Housing shows signs of rebound
Increase in March in applications for building permits encouraging
WASHINGTON – There were more signs of a moderate housing recovery Friday as the government reported an increase in construction and building permits.
The Commerce Department said the pace of new construction rose roughly 2 percent from February to March. That increase, however, was thanks to a 19 percent increase in apartments, which offset a 1 percent decline in home building.
But more encouraging, applications for building permits – a good gauge of future activity – rose 7.5 percent to the highest level since October 2008, when the financial crisis hit with full force.
The housing market is recovering from the worst downturn since the Great Depression.
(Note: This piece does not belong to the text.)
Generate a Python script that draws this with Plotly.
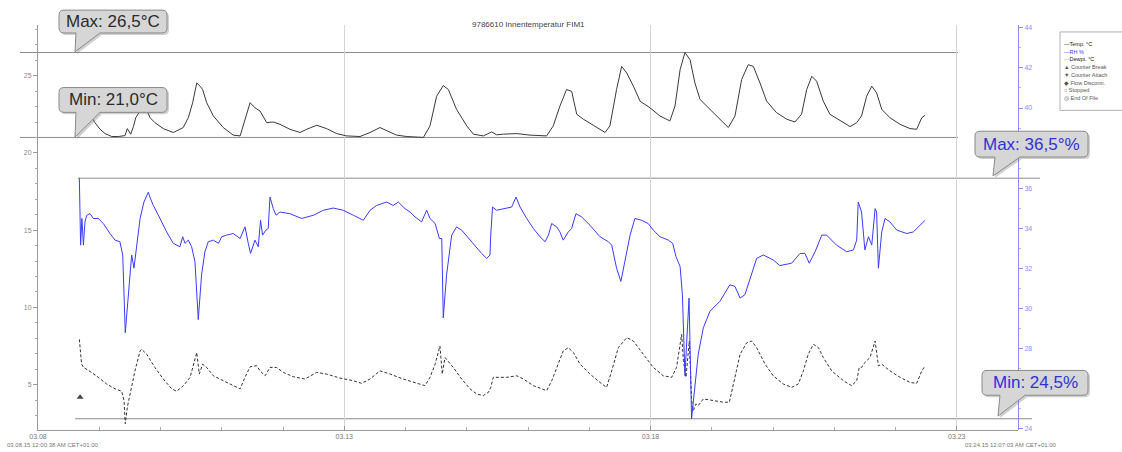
import pandas as pd
import plotly.graph_objects as go

# ---------------- data (hours since 2015-03-08 00:00) ----------------
start = pd.Timestamp("2015-03-08 00:00")

temp_hours = [17.1,20.4,22.3,24.3,26.3,28.9,31.5,34.1,35.0,36.3,37.4,38.3,40.0,41.9,43.9,45.8,49.1,53.0,56.9,58.9,
              60.6,62.2,63.5,64.5,66.1,68.7,72.6,76.5,79.2,81.1,83.1,85.0,87.0,89.6,92.2,94.8,98.7,102.7,105.3,109.2,
              113.1,117.0,120.9,126.2,130.1,134.0,136.6,140.5,144.5,151.0,153.6,156.2,158.8,160.8,164.0,168.0,170.6,174.5,177.8,179.7,
              182.3,187.6,192.8,199.3,201.9,204.5,207.1,209.1,211.1,213.7,217.6,222.2,224.1,226.7,228.7,230.7,233.3,235.9,239.8,243.7,
              247.6,249.6,251.6,253.5,255.5,257.4,259.4,263.3,267.2,270.5,273.1,275.7,278.3,280.3,282.9,285.5,289.4,293.4,296.6,299.2,
              301.2,303.2,305.1,307.7,310.3,314.3,318.2,320.8,322.7,324.7,326.7,328.6,330.6,333.8,337.8,341.7,344.3,346.3,347.6]
temp_values = [23.67,22.50,21.96,21.53,21.25,21.06,21.06,21.12,21.57,21.21,21.70,22.28,22.71,23.03,22.28,21.96,21.57,21.32,21.64,22.28,
               23.25,24.53,24.32,24.10,23.25,22.39,21.64,21.15,21.10,22.18,23.25,22.92,22.71,21.96,22.00,21.85,21.53,21.32,21.53,21.79,
               21.57,21.25,21.10,21.06,21.32,21.64,21.43,21.15,21.06,21.00,21.75,23.67,24.36,24.10,22.82,21.75,21.21,21.10,21.36,21.17,
               21.21,21.25,21.15,21.10,21.75,23.03,24.10,23.99,22.50,22.18,21.79,21.32,21.75,24.10,25.60,25.17,24.32,23.35,22.92,22.39,
               22.07,23.03,25.39,26.50,26.03,24.53,23.46,22.82,22.18,21.64,22.39,24.75,25.71,25.60,24.53,23.35,22.60,22.18,22.00,22.50,
               24.10,24.96,24.64,23.35,22.50,22.07,21.70,21.96,22.39,23.67,24.32,23.89,22.82,22.28,21.85,21.57,21.53,22.28,22.43]

rh_hours = [16.2,16.7,17.2,17.8,18.4,19.1,20.4,21.7,23.6,25.6,28.2,30.2,32.1,33.2,34.2,35.4,36.7,37.6,38.7,40.0,
            41.5,43.2,44.1,45.2,47.8,50.4,53.0,55.6,56.7,57.6,58.9,60.2,61.5,62.8,64.1,65.4,66.7,68.7,70.7,72.0,
            73.9,76.5,79.2,81.1,82.4,83.3,85.0,86.3,87.2,88.0,89.3,90.2,90.9,92.2,93.3,94.8,98.7,103.3,107.9,111.8,
            115.7,119.6,123.6,127.5,130.1,132.7,136.6,139.2,141.2,143.8,145.8,147.7,150.3,152.3,153.6,155.6,157.3,158.2,158.8,160.1,
            162.1,164.0,166.0,169.3,171.9,173.8,175.8,177.1,177.4,178.1,
            179.7,182.3,185.6,187.3,188.9,191.5,194.1,196.7,198.7,200.0,201.3,203.2,204.5,205.8,207.8,209.1,210.8,213.0,216.3,
            220.2,223.5,224.8,226.7,228.4,230.0,232.0,233.9,236.5,239.1,241.1,243.7,247.0,248.7,250.0,251.6,252.5,253.5,254.2,255.1,
            256.1,257.4,258.7,260.7,263.3,267.2,271.1,273.1,275.1,277.0,279.0,281.6,284.2,288.1,290.7,295.3,298.6,300.5,302.2,304.5,
            307.1,309.0,312.9,316.9,319.5,320.8,321.4,322.7,324.0,325.4,326.7,328.0,328.6,329.3,330.6,331.9,333.8,336.5,340.4,343.0,
            345.6,347.6]
rh_values = [36.50,33.16,34.49,33.16,34.32,34.65,34.73,34.49,34.49,34.24,33.74,33.41,33.33,32.67,28.79,30.69,32.67,32.01,33.16,34.49,
             35.31,35.80,35.47,35.14,34.49,33.82,33.25,33.08,33.58,33.25,33.41,33.08,32.34,29.45,31.68,32.83,33.33,33.41,33.25,33.58,
             33.66,33.74,33.49,34.07,33.25,32.75,33.41,33.08,34.40,33.66,33.91,33.99,35.56,34.98,34.65,34.81,34.73,34.49,34.65,34.90,
             35.01,34.90,34.65,34.40,34.90,35.14,35.31,35.14,35.31,34.98,34.81,34.57,34.32,34.90,34.49,34.24,33.49,33.49,29.53,31.68,
             33.66,34.07,33.91,33.41,33.00,32.75,32.50,32.67,33.66,35.06,
             34.90,34.98,35.06,35.56,35.06,34.49,33.99,33.58,33.33,33.66,34.24,34.07,33.82,33.41,33.82,33.99,34.73,34.57,34.15,
             33.58,33.33,33.16,32.01,31.35,32.34,33.66,34.49,34.40,34.24,33.91,33.58,33.41,33.25,32.59,32.09,30.69,26.65,28.38,30.52,
             24.50,26.23,27.72,29.04,29.86,30.36,31.18,31.10,30.52,30.69,31.51,32.50,32.67,32.42,32.14,32.26,32.75,32.75,32.26,32.83,
             33.66,33.66,33.16,32.83,32.92,33.41,35.31,34.81,32.92,33.58,33.16,34.98,34.81,32.01,33.82,34.49,34.32,33.91,33.74,33.82,
             34.15,34.40]

dew_hours = [16.2,17.1,17.8,19.1,21.0,23.6,26.9,30.2,32.8,33.7,34.2,35.0,36.0,38.0,40.0,40.6,42.6,45.8,49.1,52.4,
             54.3,57.0,59.6,61.1,62.2,63.2,64.5,66.1,68.7,72.6,76.5,79.2,81.1,83.1,85.7,87.0,89.0,90.9,93.5,96.1,
             100.0,104.6,109.2,113.1,118.3,123.6,126.8,130.1,134.0,138.0,143.1,148.4,151.6,153.6,155.6,157.5,158.4,159.5,162.7,166.0,
             169.3,171.9,174.5,176.5,177.4,178.4,
             179.7,183.6,187.6,190.2,194.1,199.3,201.3,203.2,205.8,207.8,209.8,212.4,216.3,220.2,222.8,
             224.8,227.4,230.7,233.3,237.2,241.1,245.0,248.3,250.2,252.2,252.9,253.9,255.2,256.1,256.8,257.8,
             258.7,260.7,264.6,268.5,270.9,272.5,275.1,277.7,279.6,281.6,284.9,288.1,292.0,295.3,297.9,299.9,
             301.8,303.8,305.8,307.7,311.0,315.6,318.8,320.8,321.8,322.7,324.0,326.0,328.0,329.3,330.6,333.8,
             337.8,341.7,344.3,346.3,347.6]
dew_values = [7.93,6.32,6.11,6.00,5.79,5.47,5.04,4.72,4.57,3.97,2.47,3.54,4.39,5.89,7.18,7.29,6.96,6.11,5.36,4.72,
              4.57,4.93,5.47,6.32,7.07,5.68,6.32,6.11,5.57,5.25,4.93,4.72,5.47,6.15,6.22,5.89,5.57,6.11,6.11,5.79,
              5.51,5.36,5.79,5.68,5.42,5.25,5.08,5.36,5.89,5.68,5.36,5.08,4.93,5.47,6.32,7.50,5.68,6.75,6.11,5.36,
              4.72,4.39,4.29,4.50,4.82,5.47,
              5.47,5.47,5.57,5.36,4.93,4.61,5.25,6.11,7.18,7.39,7.07,6.32,5.68,5.14,4.82,
              5.89,7.39,8.04,7.82,6.96,6.11,5.57,5.47,6.11,8.25,6.54,5.47,7.82,3.97,3.32,3.75,
              3.64,4.07,3.97,3.86,3.86,5.04,6.96,7.71,7.82,7.39,6.32,5.57,5.04,4.82,5.04,5.89,
              6.96,7.61,7.39,6.75,5.89,5.25,4.93,5.25,6.11,6.11,6.43,6.75,7.82,6.22,6.32,5.89,
              5.47,5.14,5.08,5.89,6.22]

event_hours = [16.5]
event_values = [4.18]

t_max, t_min = 26.5, 21.0
rh_max, rh_min = 36.5, 24.5

x_ticks = ["2015-03-08", "2015-03-13", "2015-03-18", "2015-03-23"]
x_tick_text = ["03.08", "03.13", "03.18", "03.23"]
left_ticks = [5, 10, 15, 20, 25]
right_ticks = [24, 28, 30, 32, 34, 36, 40, 42, 44]

legend_items = [("—Temp. °C", "#222222"), ("—RH %", "#3b3bff"), ("···Dewpt. °C", "#222222"),
                ("▲ Counter Break", "#555555"), ("▼ Counter Attach", "#555555"),
                ("◆ Flow Disconn.", "#555555"), ("○ Stopped", "#555555"), ("◎ End Of File", "#555555")]

def to_time(hours):
    return [start + pd.Timedelta(hours=h) for h in hours]

# ---------------- geometry helpers (layout only) ----------------
W, H = 1122, 452
ML, MR, MT, MB = 38, 104, 25, 19
PW, PH = W - ML - MR, H - MT - MB

def px(x):
    return (x - ML) / PW

def py(y):
    return (H - MB - y) / PH

FONT = "Liberation Sans, Arial, sans-serif"

fig = go.Figure()
fig.add_trace(go.Scatter(x=to_time(temp_hours), y=temp_values, mode="lines", name="Temp. °C",
                         line=dict(color="#3a3a3a", width=1), yaxis="y"))
fig.add_trace(go.Scatter(x=to_time(rh_hours), y=rh_values, mode="lines", name="RH %",
                         line=dict(color="#3b3bff", width=1), yaxis="y2"))
fig.add_trace(go.Scatter(x=to_time(dew_hours), y=dew_values, mode="lines", name="Dewpt. °C",
                         line=dict(color="#333333", width=1, dash="3px,2px"), yaxis="y"))
fig.add_trace(go.Scatter(x=to_time(event_hours), y=event_values, mode="markers", name="Counter Break",
                         marker=dict(symbol="triangle-up", size=6, color="#444444"), yaxis="y"))

shapes = []
for val, ax, x0, x1 in [(t_max, "y", 20, 958), (t_min, "y", 20, 958),
                        (rh_max, "y2", 78, 1040), (rh_min, "y2", 75, 1032)]:
    shapes.append(dict(type="line", xref="paper", yref=ax, x0=px(x0), x1=px(x1), y0=val, y1=val,
                       line=dict(color="#8c8c8c", width=1), layer="below"))

def callout_path(x0, y0, x1, y1, b0, b1, tx, ty, r=5, dx=0, dy=0):
    def P(x, y):
        return "%.5f,%.5f" % (px(x + dx), py(y + dy))
    s = "M" + P(x0 + r, y0)
    s += " L" + P(x1 - r, y0) + " Q" + P(x1, y0) + " " + P(x1, y0 + r)
    s += " L" + P(x1, y1 - r) + " Q" + P(x1, y1) + " " + P(x1 - r, y1)
    s += " L" + P(b1, y1) + " L" + P(tx, ty) + " L" + P(b0, y1)
    s += " L" + P(x0 + r, y1) + " Q" + P(x0, y1) + " " + P(x0, y1 - r)
    s += " L" + P(x0, y0 + r) + " Q" + P(x0, y0) + " " + P(x0 + r, y0) + " Z"
    return s

callouts = [
    ("Max: 26,5°C", "#2b2b2b", (59, 10, 167, 33, 76, 100, 75, 52)),
    ("Min: 21,0°C", "#2b2b2b", (59, 88, 167, 113, 76, 100, 75, 138)),
    ("Max: 36,5°%", "#3030d8", (975, 132, 1088, 158, 995, 1020, 993, 177)),
    ("Min: 24,5%", "#3030d8", (982, 373, 1088, 398, 1000, 1025, 998, 419)),
]
annotations = []
for text, col, g in callouts:
    shapes.append(dict(type="path", xref="paper", yref="paper", path=callout_path(*g, dx=2, dy=2),
                       fillcolor="rgba(120,120,120,0.35)", line=dict(width=0), layer="above"))
    shapes.append(dict(type="path", xref="paper", yref="paper", path=callout_path(*g),
                       fillcolor="#d6d6d6", line=dict(color="#8a8a8a", width=1), layer="above"))
    annotations.append(dict(text=text, xref="paper", yref="paper", x=px((g[0] + g[2]) / 2),
                            y=py((g[1] + g[3]) / 2), showarrow=False, xanchor="center", yanchor="middle",
                            font=dict(family=FONT, size=17, color=col)))

# legend box (cut by the right edge like the reference)
shapes.append(dict(type="rect", xref="paper", yref="paper", x0=px(1060), x1=px(1135), y0=py(32), y1=py(111),
                   fillcolor="white", line=dict(color="#b0b0b0", width=1), layer="above"))
for i, (t, c) in enumerate(legend_items):
    annotations.append(dict(text=t, xref="paper", yref="paper", x=px(1062), y=py(44 + i * 7.8),
                            xanchor="left", yanchor="middle", showarrow=False,
                            font=dict(family=FONT, size=5.5, color=c)))

annotations.append(dict(text="9786610 Innentemperatur FIM1", xref="paper", yref="paper", x=px(528), y=py(24),
                        showarrow=False, xanchor="center", yanchor="middle",
                        font=dict(family=FONT, size=8, color="#444444")))
annotations.append(dict(text="03.08.15 12:00:38 AM CET+01:00", xref="paper", yref="paper", x=px(5), y=py(448),
                        showarrow=False, xanchor="left", yanchor="middle",
                        font=dict(family=FONT, size=6, color="#777777")))
annotations.append(dict(text="03.24.15 12:07:03 AM CET+01:00", xref="paper", yref="paper", x=px(963), y=py(448),
                        showarrow=False, xanchor="left", yanchor="middle",
                        font=dict(family=FONT, size=6, color="#777777")))

fig.update_layout(
    width=W, height=H, autosize=False,
    margin=dict(l=ML, r=MR, t=MT, b=MB, pad=0),
    paper_bgcolor="white", plot_bgcolor="white",
    showlegend=False,
    font=dict(family=FONT, size=7, color="#777777"),
    xaxis=dict(type="date", range=["2015-03-08 00:00", "2015-03-24 00:00"], domain=[0, 1],
               tickmode="array", tickvals=x_ticks, ticktext=x_tick_text,
               showgrid=True, gridcolor="#d4d4d4", gridwidth=1, zeroline=False,
               showline=True, linecolor="#9a9a9a", linewidth=1,
               ticks="inside", ticklen=4, tickcolor="#9a9a9a",
               tickfont=dict(family=FONT, size=7, color="#777777"),
               minor=dict(tick0="2015-03-08", dtick=86400000, ticks="inside", ticklen=3,
                          tickcolor="#aaaaaa", showgrid=False)),
    yaxis=dict(range=[2.06, 28.28], tickmode="array", tickvals=left_ticks, showgrid=False, zeroline=False,
               showline=True, linecolor="#9a9a9a", linewidth=1, ticks="outside", ticklen=4, tickcolor="#9a9a9a",
               tickfont=dict(family=FONT, size=7, color="#888888"),
               minor=dict(dtick=1, ticks="outside", ticklen=2, tickcolor="#aaaaaa", showgrid=False)),
    yaxis2=dict(overlaying="y", side="right", anchor="free", position=1, range=[23.94, 44.14],
                tickmode="array", tickvals=right_ticks, showgrid=False, zeroline=False,
                showline=True, linecolor="#8c8cff", linewidth=1, ticks="outside", ticklen=4, tickcolor="#8c8cff",
                tickfont=dict(family=FONT, size=7, color="#8c8cff"),
                minor=dict(dtick=1, ticks="outside", ticklen=2, tickcolor="#b0b0ff", showgrid=False)),
    shapes=shapes,
    annotations=annotations,
)

fig.write_html("out.html", config={"displayModeBar": False},
               post_script="document.body.style.margin='0px';document.body.style.overflow='hidden';")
Construction is down by more than two-thirds from the unsustainable boom in late 2005 and early 2006, but has gradually recovered 30 percent from the bottom in April of last year.
“While the March report was very positive news, we are still a long, long way off from a normal market,” said David Crowe, chief economist of the National Association of Home Builders.
He expects single-family home construction to rise about 25 percent this year to 550,000. But that would still be less than half the normal level, and Crowe doesn’t expect building to reach that 1.5 million range for another three years.
While the housing sector is currently a weak economic engine, each new home built creates about three jobs for a year and generates about $90,000 in taxes paid to local and federal authorities, according to the National Association of Home Builders.
“We need a decent or at least stable construction sector if job growth and the economy can get back to normal, and that process is proceeding slowly,” said Joel Naroff, chief economist at Naroff Economic Advisors.
The increase in housing construction tempered news this week that a record number of Americans lost their homes through foreclosure in the first three months of the year, according to RealtyTrac Inc.
The cheaply priced foreclosed homes have put builders at a disadvantage, held back hiring in the construction industry and helped restrain the broader economic recovery.
The glut of bank-owned properties has also hurt new home sales, which hit a record low in February. Figures for March sales will be released Friday, and analysts are expecting to see a healthy increase.
If not, “builders will scale back and single-family housing starts could remain flat for several more months,” said Patrick Newport, an economist at IHS Global Insight.
The strength in construction last month came from the South, where activity jumped 18 percent. Building activity plunged 28 percent in the Midwest, 8 percent in the Northeast and dipped 2 percent in the West.